駐車場の不足したマンションや管理人不在のマンションが増え、一階の入り口ホールも小さくし、エレベーターも必要最小限の台数に減らし、とにかく販売可能な分譲戸建てを一階の端まで増やしていくようなプランニングが推奨された。
そこでは当然のことながら、管理の必要な植栽はなくなり、かつての高級マンションを真似たロビーにおける坪庭などもない。同時に敷地周辺の道路に面したテナント誘致といった配慮もなくなるため、すべてが裏側のようなデザインされない設計となっていく。
敷地周囲に通行人からの目線をさえぎる植栽も塀もないため、一階の道路に面した住戸では、プライバシー確保のために、バルコニー前に檻のような金属の縦格子や目隠しパネルなどで隠さなければならない始末である。
こうした集合住宅はバブル後の経済停滞状況下での住宅取得者に向けて、販売価格を下げるための努力ともいえなくもないが、同じ高層マンションの中で高層階と低層階で販売時の時点で購入価格が如実にさらされてしまい、コミュニティ形成上にも心理的な階層差があらかじめ埋め込まれるという弊害が生じることになる。
賃貸住宅のファスト化
さらに酷いのが投資用、事業用マンション設計やデザインのファスト化である。長い不況下で金融資産への金利は0.01パーセントを切るようなところまで下落し、大金を銀行に預けていても振り込みや利用手数料でマイナスになってしまうという実情の中で、投資利回りが5%、10%を謳い、多くの人々に訴求してきたのが、賃貸マンション投資である。

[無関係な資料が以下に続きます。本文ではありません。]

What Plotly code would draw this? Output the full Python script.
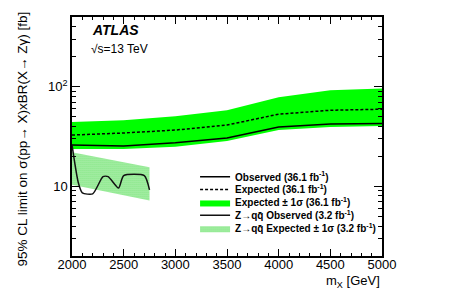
import plotly.graph_objects as go

# 36.1 fb-1 results
mass = [2000, 2500, 3000, 3500, 4000, 4500, 5000]
observed = [26.0, 25.4, 27.3, 30.6, 39.3, 42.1, 42.6]
expected = [32.7, 34.3, 36.7, 41.2, 53.0, 58.0, 59.4]
exp_up = [44.1, 46.1, 50.6, 58.0, 78.2, 91.8, 96.1]
exp_dn = [23.7, 23.7, 24.9, 28.5, 36.7, 39.3, 40.2]

# Z->qq 3.2 fb-1 results
zqq_mass = [2000, 2060, 2100, 2200, 2300, 2350, 2450, 2500, 2700, 2750]
zqq_obs = [26.0, 11.0, 8.6, 8.4, 12.5, 12.5, 9.6, 12.8, 12.8, 9.2]
zqq_band_mass = [2000, 2250, 2500, 2750]
zqq_up = [22.0, 19.5, 17.4, 15.5]
zqq_dn = [10.4, 9.2, 8.1, 7.2]

y_major = [10, 100]
y_major_text = ["10", "10<sup>2</sup>"]
y_minor = [2, 3, 4, 5, 6, 7, 8, 9, 20, 30, 40, 50, 60, 70, 80, 90, 200, 300, 400, 500]
x_ticks = [2000, 2500, 3000, 3500, 4000, 4500, 5000]

labels = [
    "Observed (36.1 fb<sup>-1</sup>)",
    "Expected (36.1 fb<sup>-1</sup>)",
    "Expected ± 1σ (36.1 fb<sup>-1</sup>)",
    "Z→qq\u0304 Observed (3.2 fb<sup>-1</sup>)",
    "Z→qq\u0304 Expected ± 1σ (3.2 fb<sup>-1</sup>)",
]

FONT = "Liberation Sans, Arial, Helvetica, sans-serif"
GREEN = "#00ff00"
HATCH = "#22d622"

fig = go.Figure()

# 36.1 band
fig.add_trace(go.Scatter(x=mass, y=exp_dn, mode="lines", line=dict(width=0, color=GREEN),
                         showlegend=False, hoverinfo="skip"))
fig.add_trace(go.Scatter(x=mass, y=exp_up, mode="lines", line=dict(width=0, color=GREEN),
                         fill="tonexty", fillcolor=GREEN, legend="legend3", name=labels[2]))
# Zqq band
fig.add_trace(go.Scatter(x=zqq_band_mass, y=zqq_dn, mode="lines", line=dict(width=0, color=HATCH),
                         showlegend=False, hoverinfo="skip"))
fig.add_trace(go.Scatter(x=zqq_band_mass, y=zqq_up, mode="lines", line=dict(width=0, color=HATCH),
                         fill="tonexty", fillcolor="rgba(0,0,0,0)",
                         fillpattern=dict(shape=".", fgcolor=HATCH, bgcolor="#c4f2c4",
                                          size=2, solidity=0.6),
                         legend="legend5", name=labels[4]))
# lines
fig.add_trace(go.Scatter(x=mass, y=expected, mode="lines",
                         line=dict(color="black", width=1.5, dash="3px,2px"),
                         legend="legend2", name=labels[1]))
fig.add_trace(go.Scatter(x=mass, y=observed, mode="lines",
                         line=dict(color="black", width=1.5), legend="legend", name=labels[0]))
fig.add_trace(go.Scatter(x=zqq_mass, y=zqq_obs, mode="lines",
                         line=dict(color="#111111", width=1.5, shape="spline", smoothing=0.6),
                         legend="legend4", name=labels[3]))

legend_rows_y = [0.332, 0.278, 0.224, 0.170, 0.116]


def legend_cfg(yv):
    return dict(x=0.397, y=yv, xanchor="left", yanchor="middle",
                bgcolor="rgba(0,0,0,0)", font=dict(size=10, weight="bold", family=FONT),
                itemwidth=30, tracegroupgap=0)


fig.update_layout(
    width=441, height=297,
    margin=dict(l=64, r=67, t=7, b=49),
    paper_bgcolor="white", plot_bgcolor="white",
    font=dict(family=FONT, color="black", size=13),
    legend=legend_cfg(legend_rows_y[0]),
    legend2=legend_cfg(legend_rows_y[1]),
    legend3=legend_cfg(legend_rows_y[2]),
    legend4=legend_cfg(legend_rows_y[3]),
    legend5=legend_cfg(legend_rows_y[4]),
    xaxis=dict(range=[2000, 5000], tickvals=x_ticks, ticks="inside", ticklen=7,
               tickcolor="black", tickwidth=1, showline=True, linecolor="black", linewidth=1.5,
               mirror="allticks", showgrid=False, zeroline=False,
               tickfont=dict(size=13), ticklabelstandoff=-4,
               minor=dict(dtick=100, ticks="inside", ticklen=3, tickcolor="black", showgrid=False)),
    yaxis=dict(type="log", range=[0.30103, 2.69897], tickvals=y_major, ticktext=y_major_text,
               ticks="inside", ticklen=8, tickcolor="black", tickwidth=1,
               showline=True, linecolor="black", linewidth=1.5, mirror="allticks",
               showgrid=False, zeroline=False, tickfont=dict(size=13),
               minor=dict(tickvals=y_minor, ticks="inside", ticklen=4, tickcolor="black",
                          showgrid=False)),
    showlegend=True,
)

annotations = [
    dict(text="m<sub>X</sub> [GeV]", xref="paper", yref="paper", x=1.0, y=-0.108,
         xanchor="right", yanchor="middle", showarrow=False, font=dict(size=13)),
    dict(text="95% CL limit on σ(pp→ X)xBR(X→ Zγ) [fb]", xref="paper", yref="paper",
         x=-0.161, y=0.488, textangle=-90, xanchor="center", yanchor="middle",
         showarrow=False, font=dict(size=13.5)),
    dict(text="<b><i>ATLAS</i></b>", xref="paper", yref="paper", x=0.058, y=0.946,
         xanchor="left", yanchor="middle", showarrow=False, font=dict(size=14)),
    dict(text="√s=13 TeV", xref="paper", yref="paper", x=0.055, y=0.867,
         xanchor="left", yanchor="middle", showarrow=False, font=dict(size=12)),
]
fig.update_layout(annotations=annotations)

fig.write_html("out.html")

若いうちなら自分や家族が居住するための住宅ではなく、まだ多くの金融資産をもつ資産家ではなくとも、賃貸で家賃収入を得ることができるという、不動産事業に幅広く投資を呼びかけることがブームとなった。また、そのような賃貸アパートやマンション投資により、生活費を稼ぐ専業大家さん、会社に知られることなく本業以上の収入を副業で得るサラリーマン大家さんなどを、ことさら持ち上げ、そこに集うサロンビジネスなどに注目が集まった。
そうした不動産投資は、個人で可能な借り入れ限度もあって、大型の集合住宅案件とは異なり、6部屋、8部屋といった戸建て住宅敷地を対象にした小規模なアパートをも対象としている。